Holding: The Court granted a stay of the District Court’s injunction and allowed Texas to use its challenged 2025 congressional map in the 2026 elections while the appeal proceeds.

Real World Impact:
  • Allows Texas to use the disputed congressional map in 2026 while appeals proceed.
  • Keeps the district court’s injunction paused until appeal is resolved or dismissed.
  • Affects candidate filings, ballots, and which voters are in which districts.
Topics: voting maps, racial gerrymandering, election rules, congressional redistricting, midterm elections

Summary

Background

The dispute is between Texas officials who adopted a new 2025 congressional map and civil-rights groups who sued, saying the lines were drawn mostly on the basis of race.

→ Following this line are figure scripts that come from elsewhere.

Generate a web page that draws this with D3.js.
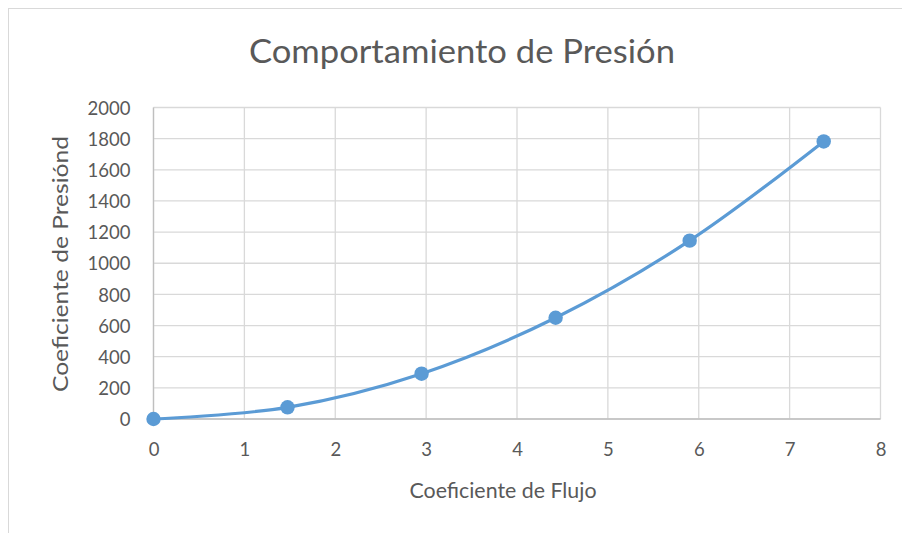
<!DOCTYPE html>
<html><head><meta charset="utf-8">
<script src="https://cdn.jsdelivr.net/npm/d3@7"></script>
<style>
body{margin:0;background:#fff;}
text{font-family:Lato,"Open Sans",sans-serif;fill:#595959;font-weight:400;}
</style></head>
<body><svg id="c" width="902" height="533"></svg>
<script>
const title = "Comportamiento de Presión";
const xTitle = "Coeficiente de Flujo";
const yTitle = "Coeficiente de Presiónd";
const xValues = [0, 1.475, 2.95, 4.425, 5.9, 7.375];
const yValues = [0, 75, 291, 650, 1145, 1782];
const xTicks = [0,1,2,3,4,5,6,7,8];
const yTicks = [0,200,400,600,800,1000,1200,1400,1600,1800,2000];

const svg = d3.select("#c");
svg.append("rect").attr("x",8.5).attr("y",8.5).attr("width",910).attr("height",540)
  .attr("fill","#fff").attr("stroke","#d9d9d9").attr("stroke-width",1);

const x = d3.scaleLinear().domain([0,8]).range([153.5,880.5]);
const y = d3.scaleLinear().domain([0,2000]).range([419,107.5]);

const g = svg.append("g");
g.selectAll(".hg").data(yTicks).join("line")
  .attr("x1",x(0)).attr("x2",x(8)).attr("y1",d=>y(d)).attr("y2",d=>y(d))
  .attr("stroke","#d9d9d9").attr("stroke-width",1.3);
g.selectAll(".vg").data(xTicks).join("line")
  .attr("y1",y(0)).attr("y2",y(2000)).attr("x1",d=>x(d)).attr("x2",d=>x(d))
  .attr("stroke","#d9d9d9").attr("stroke-width",1.3);
g.append("line").attr("x1",x(0)).attr("x2",x(0)).attr("y1",y(0)).attr("y2",y(2000)).attr("stroke","#bfbfbf").attr("stroke-width",1.3);
g.append("line").attr("x1",x(0)).attr("x2",x(8)).attr("y1",y(0)).attr("y2",y(0)).attr("stroke","#bfbfbf").attr("stroke-width",1.3);

const yAxis = svg.append("g").attr("transform",`translate(${x(0)},0)`)
  .call(d3.axisLeft(y).tickValues(yTicks).tickSize(0).tickPadding(23).tickFormat(d3.format("d")));
yAxis.select(".domain").remove();
yAxis.selectAll("text").style("font-size","18.5px").style("font-family","Lato,sans-serif").attr("fill","#595959").attr("dy","0.36em");

const xAxis = svg.append("g").attr("transform",`translate(0,${y(0)})`)
  .call(d3.axisBottom(x).tickValues(xTicks).tickSize(0).tickPadding(24).tickFormat(d3.format("d")));
xAxis.select(".domain").remove();
xAxis.selectAll("text").style("font-size","18.5px").style("font-family","Lato,sans-serif").attr("fill","#595959");

const pts = xValues.map((v,i)=>[v,yValues[i]]);
const line = d3.line().x(d=>x(d[0])).y(d=>y(d[1])).curve(d3.curveCatmullRom.alpha(0));
svg.append("path").datum(pts).attr("d",line).attr("fill","none")
  .attr("stroke","#5b9bd5").attr("stroke-width",3.2).attr("stroke-linecap","round");
svg.selectAll(".pt").data(pts).join("circle")
  .attr("cx",d=>x(d[0])).attr("cy",d=>y(d[1])).attr("r",7.2).attr("fill","#5b9bd5");

svg.append("text").attr("x",462).attr("y",63).attr("text-anchor","middle")
  .style("font-size","32px").attr("textLength",426).attr("lengthAdjust","spacingAndGlyphs").text(title);
svg.append("text").attr("x",503).attr("y",498).attr("text-anchor","middle")
  .style("font-size","21px").attr("textLength",187).attr("lengthAdjust","spacingAndGlyphs").text(xTitle);
svg.append("text").attr("transform","translate(68,264) rotate(-90)").attr("text-anchor","middle")
  .style("font-size","21px").attr("textLength",256).attr("lengthAdjust","spacingAndGlyphs").text(yTitle);
</script></body></html>
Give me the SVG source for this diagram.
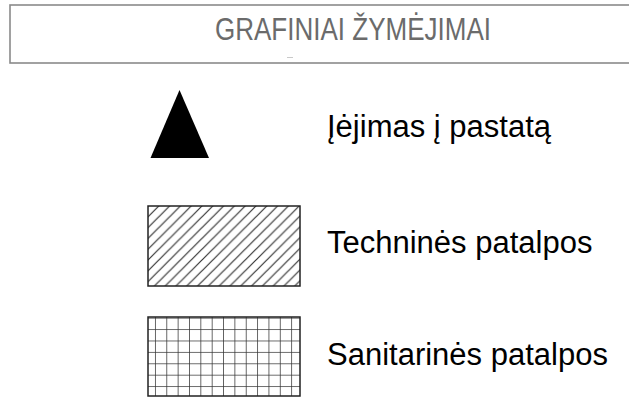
<svg xmlns="http://www.w3.org/2000/svg" width="629" height="413" viewBox="0 0 629 413">
<style>
.lbl{font-family:"Liberation Sans",Arial,sans-serif;font-size:31px;fill:#000}
.title{font-family:"Liberation Sans",Arial,sans-serif;font-size:31px;fill:#6b6b6b}
</style>
<defs>
<pattern id="hatch" patternUnits="userSpaceOnUse" width="10.8" height="10.8" x="148" y="206">
<path d="M-2.7,2.7 L2.7,-2.7 M0,10.8 L10.8,0 M8.1,13.5 L13.5,8.1" stroke="#333" stroke-width="1.2"/>
</pattern>
<pattern id="grid" patternUnits="userSpaceOnUse" width="11.35" height="11.4" x="143.6" y="306.3">
<path d="M0,0 V11.4 M0,0 H11.35" stroke="#333" stroke-width="1.5" fill="none"/>
</pattern>
</defs>
<rect width="629" height="413" fill="#fff"/>
<g id="header">
<rect x="10" y="5" width="640" height="58" fill="none" stroke="#8a8a8a" stroke-width="1.6"/>
<text class="title" x="215" y="40" textLength="276" lengthAdjust="spacingAndGlyphs">GRAFINIAI ŽYMĖJIMAI</text>
<line x1="287" y1="57.5" x2="293" y2="57.5" stroke="#bbb" stroke-width="0.8"/>
</g>
<g id="entrance">
<polygon points="179.5,90 150.5,158 209,158" fill="#000"/>
<text class="lbl" x="327" y="137">Įėjimas į pastatą</text>
</g>
<g id="technical">
<rect x="148" y="206" width="152" height="80" fill="url(#hatch)" stroke="#222" stroke-width="1.5"/>
<text class="lbl" x="327" y="253">Techninės patalpos</text>
</g>
<g id="sanitary">
<rect x="148" y="317" width="152" height="79" fill="url(#grid)" stroke="#222" stroke-width="1.5"/>
<text class="lbl" x="327" y="365">Sanitarinės patalpos</text>
</g>
<g id="connectors"></g>
</svg>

A three-judge District Court held a nine‑day hearing, found race predominated, and enjoined the new map for the 2026 elections. Texas asked the Supreme Court to pause that injunction while it appeals.

Reasoning

The central question was whether race, not politics, predominantly drove the mapmakers’ decisions. The majority said, based on a preliminary review, that Texas is likely to succeed on appeal because the District Court committed at least two serious errors: it did not sufficiently presume the legislature acted in good faith, and it did not draw a strong adverse inference from plaintiffs’ failure to produce an alternative map. The majority also found Texas showed irreparable harm and that keeping the injunction would disrupt election preparations, so it granted a stay.

Real world impact

The stay lets Texas use the challenged 2025 map in next year’s congressional elections while the appeal proceeds, so the new lines may govern candidate filings, ballots, and voter assignments. That outcome is temporary: the stay will end if the appeal is dismissed or the lower court judgment is affirmed. The order may reduce immediate administrative chaos but leaves the underlying constitutional dispute unresolved.

Dissents or concurrances

Justice Kagan, joined by two colleagues, dissented from the stay. She stressed that the District Court presided over a long evidentiary hearing, made detailed credibility findings, and plausibly concluded that race predominated. The dissent argued this Court should have respected the district court’s factfinding under the demanding clear‑error standard and should not have removed the injunction on the present record.